The solar power installations were designed and implemented by students in “Solar Power Systems: Science, Policy and Practicum,” a physics course co-taught by Assistant Professor of Physics and Scientific Computing Eric Holdener and veteran solar power consultant Jerry Kelly ’96. The course teaches students about the process of proposing, designing and installing a solar power project, while also raising public awareness of the viability of renewable energy.
“It’s a good gateway to be introduced to the solar industry,” said Lufeng May Chen ’20, from Shanghai, China, one of 16 students who took the course during the fall 2017 semester.
The class attracts students from all majors and across all class years. Holdener and Kelly guide students through the basic physics of electricity and photovoltaics, as well as basic electrical circuitry. They incorporate fieldwork throughout the semester, traveling with the students to visit Knox County residents who already own solar installations. Students also learn from guest speakers in the solar industry — including Zach Sawicki ’16, a political science major who took the original version of the course and now works for a renewable energy development company in nearby Columbus.
“We give the class exposure to people who have gotten into this field by any number of routes, and we show them how it can be done,” Holdener said.
“A lot of the new hires in most solar companies in the U.S. now are coming in with little technical knowledge of solar,” Kelly added. “Companies are spending a lot of money and effort to train them. This class gets the students over that initial learning curve of knowing what the technology is, knowing what it can and can’t do, how systems are best located and how they’re constructed. We think it will give them an advantage if they pursue a career in renewable energy.”

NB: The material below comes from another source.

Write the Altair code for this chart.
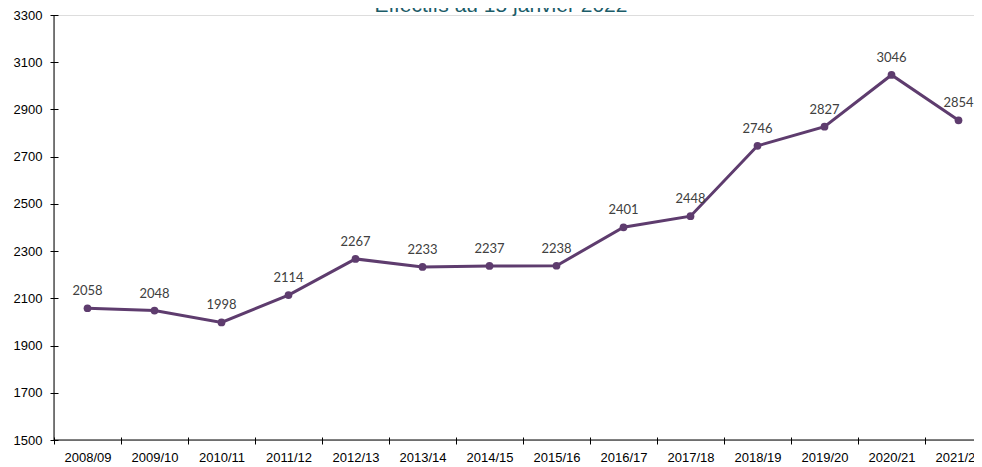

Students also learn about different financial aspects of the renewable energy field and the factors that people typically weigh when considering whether to install solar panels. For Frances Matthews ’18, an economics major from Bracknell, England, the class provided an opportunity to apply lessons from her economics classes and help her classmates analyze the costs and benefits of solar installations.

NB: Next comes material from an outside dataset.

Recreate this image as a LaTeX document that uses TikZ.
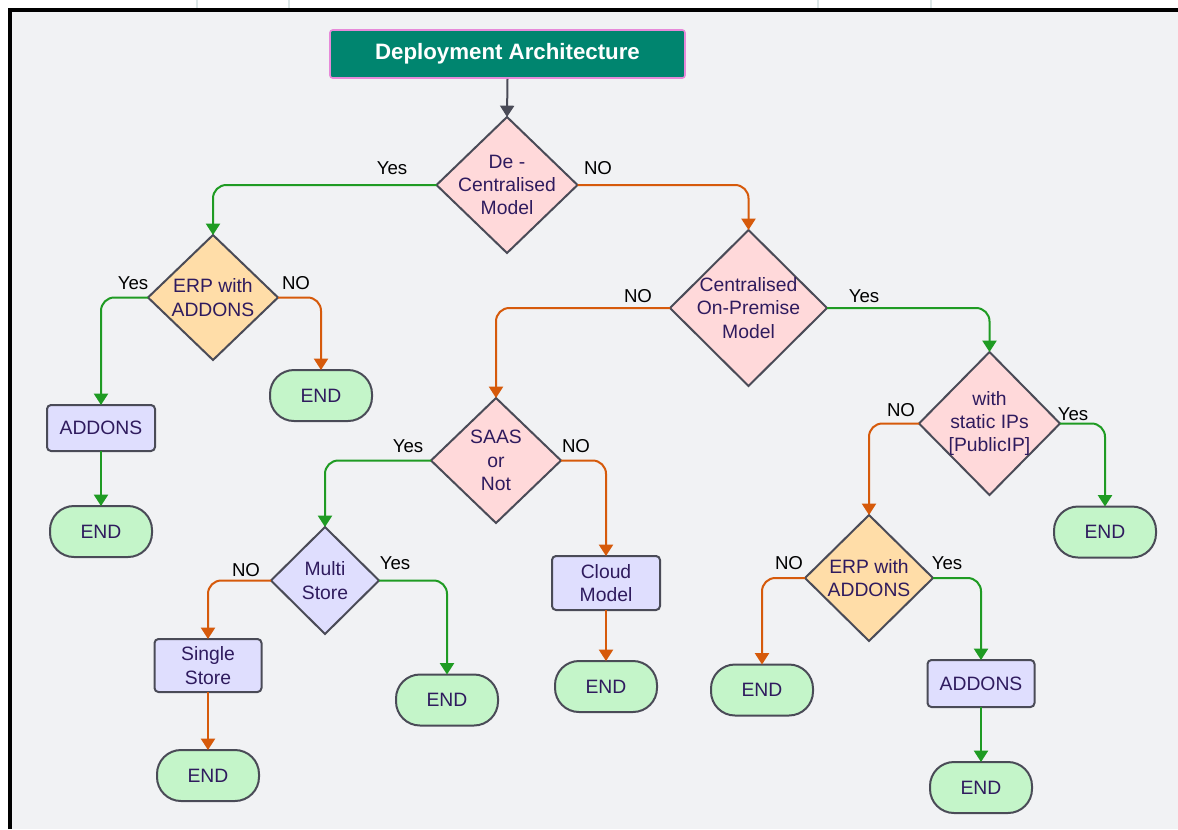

“Analyzing the business side and cost structures in solar has helped demonstrate the complexities of the industry,” Matthews said. “There are definitely some barriers in the industry that need to change. You’ll get penalized if you produce too much solar power energy, and so for that reason a lot of people don’t choose to maximize the amount of panels that they could have, just because they are afraid of producing too much.”
The class evolved out of an independent study project in 2015, when Holdener and Kelly collaborated with four students to install solar panels at the Kenyon Farm. With the December launch of the Village Market installation, the class has completed four solar power projects in and around Kenyon’s campus. The Village Market installation, which cost around $27,000, is expected to offset about 80 percent of annual power usage by the two student apartments above the Village Market.

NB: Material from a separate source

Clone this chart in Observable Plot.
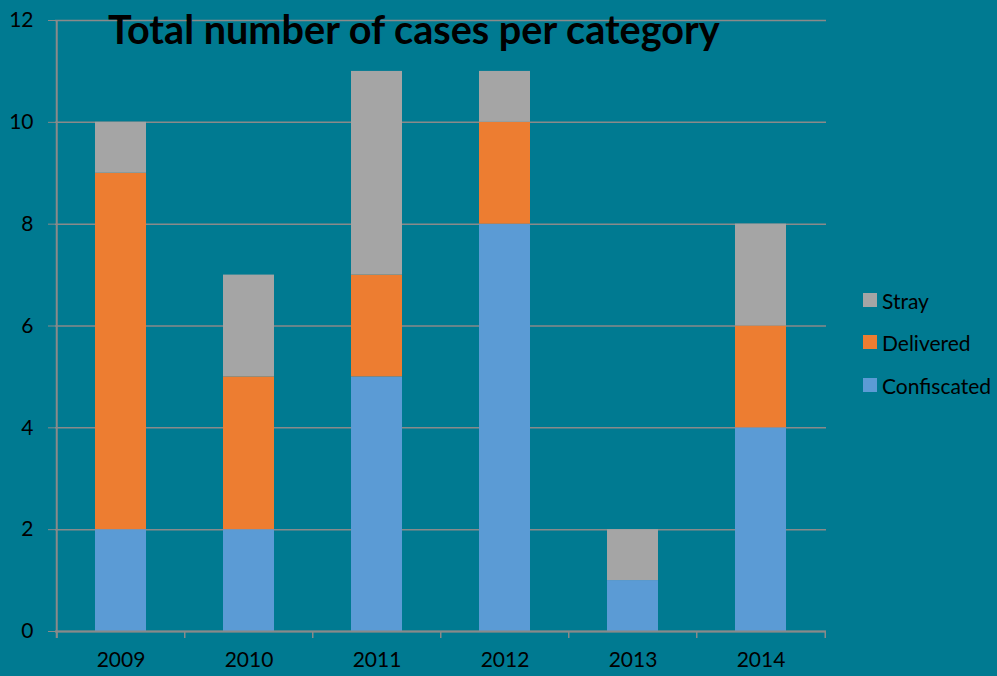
<!DOCTYPE html>
<html><head><meta charset="utf-8">
<script src="https://cdn.jsdelivr.net/npm/d3@7"></script>
<script src="https://cdn.jsdelivr.net/npm/@observablehq/plot@0.6"></script>
<style>
body{margin:0;background:#007A91;}
#wrap{position:relative;width:997px;height:676px;font-family:Lato,"Open Sans",sans-serif;color:#000;overflow:hidden;}
#title{position:absolute;left:108px;top:9px;font-weight:bold;font-size:37px;line-height:1;white-space:nowrap;}
.li{position:absolute;left:863px;display:flex;align-items:center;font-size:21px;line-height:1;white-space:nowrap;}
.sw{width:14px;height:14px;margin-right:5px;}
</style>
</head><body>
<div id="wrap"></div>
<script>
const years = ["2009","2010","2011","2012","2013","2014"];
const confiscated = [2,2,5,8,1,4];
const delivered = [7,3,2,2,0,2];
const stray = [1,2,4,1,1,2];
const categories = ["Confiscated","Delivered","Stray"];
const colors = ["#5B9BD5","#ED7D31","#A5A5A5"];
const yTicks = [0,2,4,6,8,10,12];
const titleText = "Total number of cases per category";

const series = [confiscated, delivered, stray];
const data = years.flatMap((y,i)=>categories.map((c,k)=>({year:y, category:c, value:series[k][i]})));

const W=997,H=676,mL=55,mR=171,mT=20,mB=45;
const step=(W-mL-mR)/years.length;
const tickExt = 7/((H-mT-mB)/12);
const grid="#8a8a8a";

const chart = Plot.plot({
  width:W,height:H,marginLeft:mL,marginRight:mR,marginTop:mT,marginBottom:mB,
  style:{background:"transparent",fontFamily:"Lato, 'Open Sans', sans-serif",fontSize:"21px",color:"#000"},
  x:{domain:years,paddingInner:0.6,paddingOuter:0.3,label:null},
  y:{domain:[0,12],label:null},
  color:{domain:categories,range:colors},
  marks:[
    Plot.ruleY(yTicks,{y:d=>d,stroke:grid,strokeWidth:1.5}),
    Plot.barY(data,{x:"year",y:"value",fill:"category"}),
    Plot.ruleY([0],{stroke:grid,strokeWidth:2}),
    Plot.ruleX(years,{x:d=>d,y1:0,y2:-tickExt,dx:-step/2,stroke:grid,strokeWidth:1.5}),
    Plot.ruleX([years[years.length-1]],{x:d=>d,y1:0,y2:-tickExt,dx:step/2,stroke:grid,strokeWidth:1.5}),
    Plot.ruleX([years[0]],{x:d=>d,y1:-tickExt,y2:12,dx:-step/2,stroke:grid,strokeWidth:2}),
    Plot.axisY({ticks:yTicks,tickSize:7,tickPadding:15,stroke:grid,fill:"#000",label:null,fontSize:21}),
    Plot.axisX({tickSize:0,tickPadding:21,fill:"#000",label:null,fontSize:21})
  ]
});
const wrap=document.getElementById("wrap");
wrap.appendChild(chart);

const t=document.createElement("div");
t.id="title";t.textContent=titleText;wrap.appendChild(t);
const tw=t.getBoundingClientRect().width;
t.style.fontSize=(37*612/tw)+"px";

const legendY={Stray:300,Delivered:342,Confiscated:385};
categories.slice().reverse().forEach(c=>{
  const d=document.createElement("div");d.className="li";
  d.style.top=(legendY[c]-10)+"px";d.style.height="20px";
  const s=document.createElement("div");s.className="sw";s.style.background=colors[categories.indexOf(c)];
  const l=document.createElement("span");l.textContent=c;
  d.appendChild(s);d.appendChild(l);wrap.appendChild(d);
});
</script>
</body></html>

At the end of the semester, students pitch ideas for future solar installations on Kenyon’s campus to Chief Business Officer Mark Kohlman. To develop their proposals, students conduct site evaluations, measuring a site’s available unshaded space as well as its typical electricity usage. They create a preliminary design for their proposed installation and discuss design challenges, including any factors that may increase the cost of the project. The course culminates in a “flip-the-switch” ceremony, when the students officially power up the solar installation proposed and designed by their predecessors in the class.
Enrollment in the course is one of many ways to participate in Kenyon’s green initiatives. “Kenyon is a great place to come if you want more of a hands-on experience in sustainability,” Matthews said. “There’s sustainable agriculture, you can get involved at the BFEC and there’s a living cemetery down the road. There are so many ways to get hands-on with the environment because we are fortunate enough to be surrounded by the environment and the countryside.”